Check-list express avant de partir

  • Itinéraire et plan B/échappatoires repérés
  • Météo + heure de nuit + turn-around time fixés
  • Carte offline chargée, batterie externe, sifflet, frontale
  • Eau + électrolytes + vrai snack salé
  • Vverticale cible et marge prévues
  • Message laissé à un proche: boucle, point de départ, heure de retour

Pour les trailers qui lisent ceci (je sais que vous êtes là !)

  • Vos allures de footing ne valent rien en pierrier. Raisonner en Vverticale, pas en min/km.
  • Les segments Strava ne servent pas de topo. Les lignes “directes” coupent parfois dans l’expo.
  • Règle d’or: si vous devez “grimper avec les genoux”, marchez; si vous “tapez” en descente, ralentissez. L’économie de gestes fait gagner des heures.

📢 Citation terrain
“Il y a une quête à l’exploit sportif et à la photo.” m’ont confié des secouristes. Je le vois chaque été: plus de monde sur les mêmes spots, et plus de gens qui se fient au chiffre plutôt qu’aux signaux. On peut faire autrement.
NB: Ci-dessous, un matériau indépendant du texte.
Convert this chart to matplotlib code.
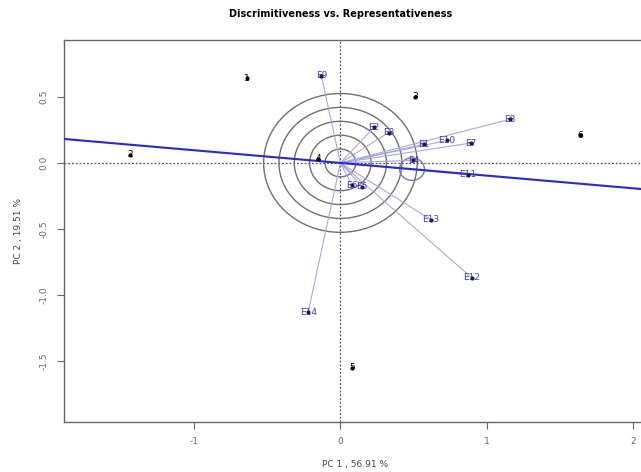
import numpy as np
import matplotlib
matplotlib.use("Agg")
import matplotlib.pyplot as plt
from matplotlib.patches import Circle

# genotype scores (PC1, PC2)
gen_labels = ["1", "2", "3", "4", "5", "6"]
gen_pc1 = [-0.64, -1.44, 0.51, -0.15, 0.08, 1.64]
gen_pc2 = [0.64, 0.06, 0.50, 0.03, -1.55, 0.21]

# environment scores (PC1, PC2)
env_labels = ["E1", "E2", "E3", "E4", "E5", "E6", "E7", "E8", "E9",
              "E10", "E11", "E12", "E13", "E14"]
env_pc1 = [0.57, 0.23, 0.33, 0.50, 0.15, 0.08, 0.89, 1.16, -0.13,
           0.73, 0.87, 0.90, 0.62, -0.22]
env_pc2 = [0.14, 0.27, 0.23, 0.02, -0.18, -0.17, 0.15, 0.33, 0.66,
           0.17, -0.09, -0.87, -0.43, -1.13]

# average environment coordinate
aec = (0.49, -0.047)
circle_radii = [0.105, 0.21, 0.315, 0.42, 0.525]

xticks = [-1, 0, 1, 2]
yticks = [0.5, 0.0, -0.5, -1.0, -1.5]


def main():
    fig = plt.figure(figsize=(6.41, 4.72), dpi=100)
    W, H = 641, 472
    ax = fig.add_axes([64 / W, (H - 422) / H, (646 - 64) / W, (422 - 40) / H])
    ax.set_xlim(-1.89, 2.09)
    ax.set_ylim(-1.96, 0.93)

    # axes through origin
    ax.axhline(0, color="#555555", lw=0.9, ls=(0, (1.5, 1.5)), zorder=1)
    ax.axvline(0, color="#555555", lw=0.9, ls=(0, (1.5, 1.5)), zorder=1)

    # concentric circles
    for r in circle_radii:
        ax.add_patch(Circle((0, 0), r, fill=False, ec="#707070", lw=1.0, zorder=2))
    ax.add_patch(Circle(aec, 0.085, fill=False, ec="#7777aa", lw=1.0, zorder=2))

    # average environment axis
    slope = aec[1] / aec[0]
    xs = np.array([-1.89, 2.09])
    ax.plot(xs, slope * xs, color="#2a2acc", lw=1.5, zorder=3)

    # environment vectors
    for x, y in zip(env_pc1, env_pc2):
        ax.plot([0, x], [0, y], color="#a8a8e0", lw=0.8, zorder=2)
    for lab, x, y in zip(env_labels, env_pc1, env_pc2):
        ax.text(x, y, lab, color="#3a3acc", fontsize=6.5, ha="center",
                va="center", zorder=4)
        ax.plot(x, y, "o", ms=2, color="#1a1a50", zorder=5)

    # genotypes
    for lab, x, y in zip(gen_labels, gen_pc1, gen_pc2):
        ax.text(x, y, lab, color="black", fontsize=6.5, ha="center",
                va="center", zorder=4)
        ax.plot(x, y, "o", ms=2, color="black", zorder=5)

    ax.set_xticks(xticks)
    ax.set_xticklabels([str(t) for t in xticks])
    ax.set_yticks(yticks)
    ax.set_yticklabels(["%.1f" % t for t in yticks], rotation=90, va="center")
    ax.tick_params(colors="#666666", labelsize=6.5, length=5, width=0.8, pad=6)
    for s in ax.spines.values():
        s.set_color("#666666")
        s.set_linewidth(1.0)

    ax.set_xlabel("PC 1 , 56.91 %", fontsize=6.5, color="#444444", labelpad=10)
    ax.set_ylabel("PC 2 , 19.51 %", fontsize=6.5, color="#444444", labelpad=12)
    fig.text(341 / W, 1 - 14 / H, "Discrimitiveness vs. Representativeness",
             ha="center", va="center", fontsize=7, fontweight="bold")

    fig.savefig("out.png", dpi=100)


if __name__ == "__main__":
    main()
😊 Mot de la fin: la montagne récompense l’humilité et la méthode. Les chiffres sont utiles… quand c’est vous qui les pilotez. Prenez 30 minutes pour calibrer votre vitesse verticale, fixez une heure de demi-tour, bouclez votre R.A.D.A.R. toutes les demi-heures: vous gagnerez en sécurité, en plaisir et, paradoxalement, en liberté.